Computer graphics images are formed by combining a collection of primitives, otherwise known as geometries, such as rectangles, triangles, and lines that have visibility, color, and texture information associated with them. In computer systems, a graphics processor operates on these primitives and associated textures to determine the color intensity of individual pixels on the monitor. One particular circuit in the graphics processor, a shader, combines primitives and their associated textures to generate fragments, which are later converted to the individual pixels.
In conventional systems, these textures are identified by texture descriptors that are provided to a graphics processor via an accelerated graphics port (AGP) bus. These texture descriptors are stored on the graphics processor, used, and replaced by new texture descriptors as needed.

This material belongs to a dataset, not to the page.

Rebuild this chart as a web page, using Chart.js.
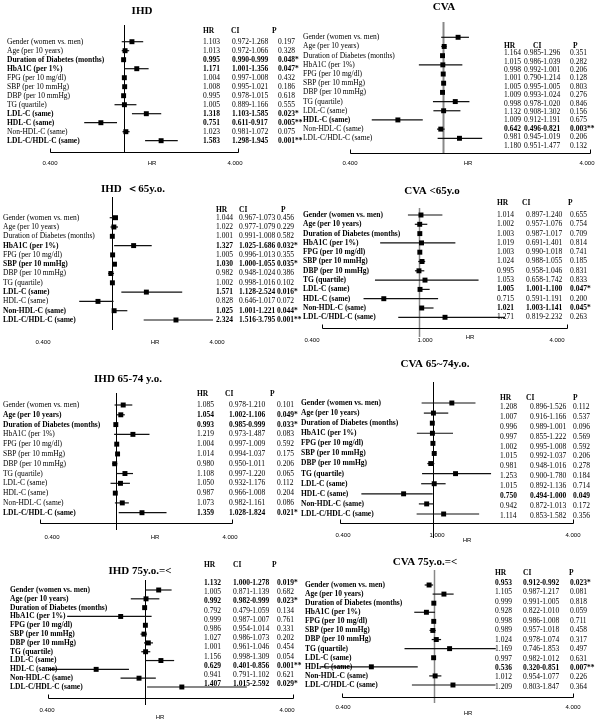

As one example, 16 texture descriptors are cached on a specific graphics processor at a time. Each texture descriptor typically includes texture state information such as, but not limited to, the texture's base address (or base addresses, since each MIP layer may need its own), width, height, stride, texel format, wrap properties, border properties, and texture filter type. The textures themselves are stored in a frame buffer or graphics memory connected to the graphics processor, and a subset of these may be cached in the graphics processor for fast access.
There is a great demand on graphics processors to deliver ever more realistic images. One way of achieving greater realism is to use a larger number of textures in generating an image. For example, current graphics images are now requiring over 500 textures for each image frame. Each texture descriptor is large, (for example, there may be several hundred bits of information per texture descriptor) and having them available on the graphics processor requires an increase in processor memory, thus raising the cost of manufacturing the graphics processor.
Thus, what is needed are circuits, methods, and apparatus for making greater numbers of textures available to a graphics processor such that more realistic images may be generated, without the need to store all the texture descriptors on the graphics processor.